The drawing depicts windmills on top of Montmartre with a quarry below, a spot just a few minutes’ walk from the apartment that Vincent shared with his brother Theo. Sold in 1911 by Theo’s widow, Jo Bonger, to a dealer in Haarlem, the drawing disappeared until it was bought by the Van Vlissingen Art Foundation, set up by John Fentener van Vlissingen, whose wealth comes from the travel trade.
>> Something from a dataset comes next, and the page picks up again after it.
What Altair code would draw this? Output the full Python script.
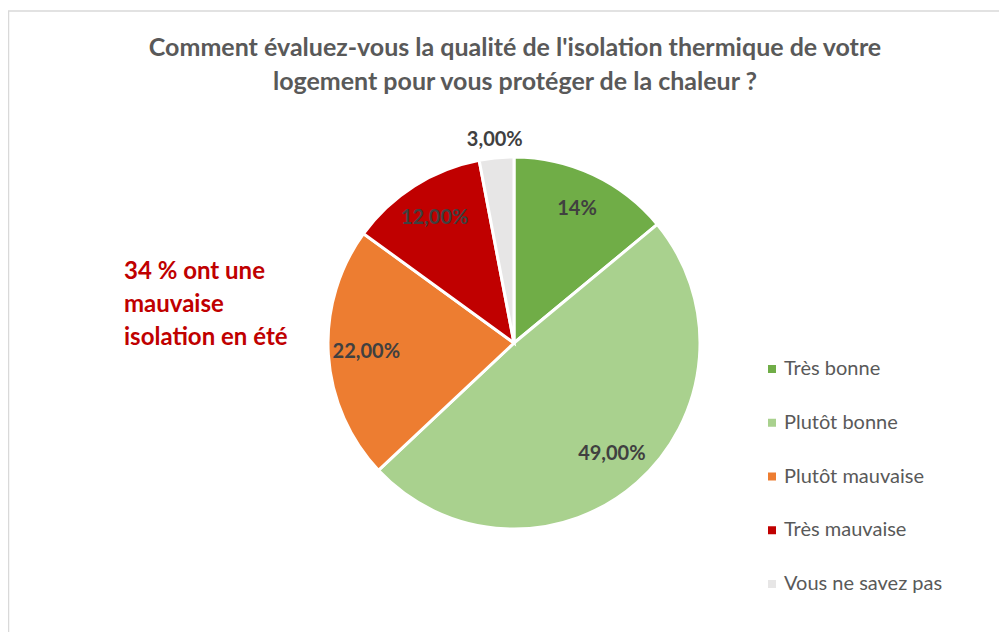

What adds to the importance of the discovery is that the Van Gogh Museum is now accepting a similar work in its own collection that it had rejected a few years ago. Entitled The Hill of Montmartre, this second drawing had been in two catalogues raisonnés in the 1970s, but it was rejected in 2001 in the museum’s own detailed collection catalogue. Its curators then cited the drawing’s “cautious, dutiful draughtsmanship”, the “lack of monumentality in the buildings” and a sky that is rendered very differently from Van Gogh’s style. That opinion has now been reversed, and the museum accepts its own drawing as authentic.
According to Teio Meedendorp, the museum’s senior researcher, the two Montmartre drawings are “clearly from the same hand” and stylistically are “reminiscent” of Van Gogh’s work soon after his arrival in Paris. Meedendorp dates them both to March 1886. The pair of drawings are going on show today at the Singer Laren, outside Amsterdam, in an exhibition of works from the Van Vlissingen Art Foundation entitled Impressionism & Beyond: A Wonderful Journey (until 6 May).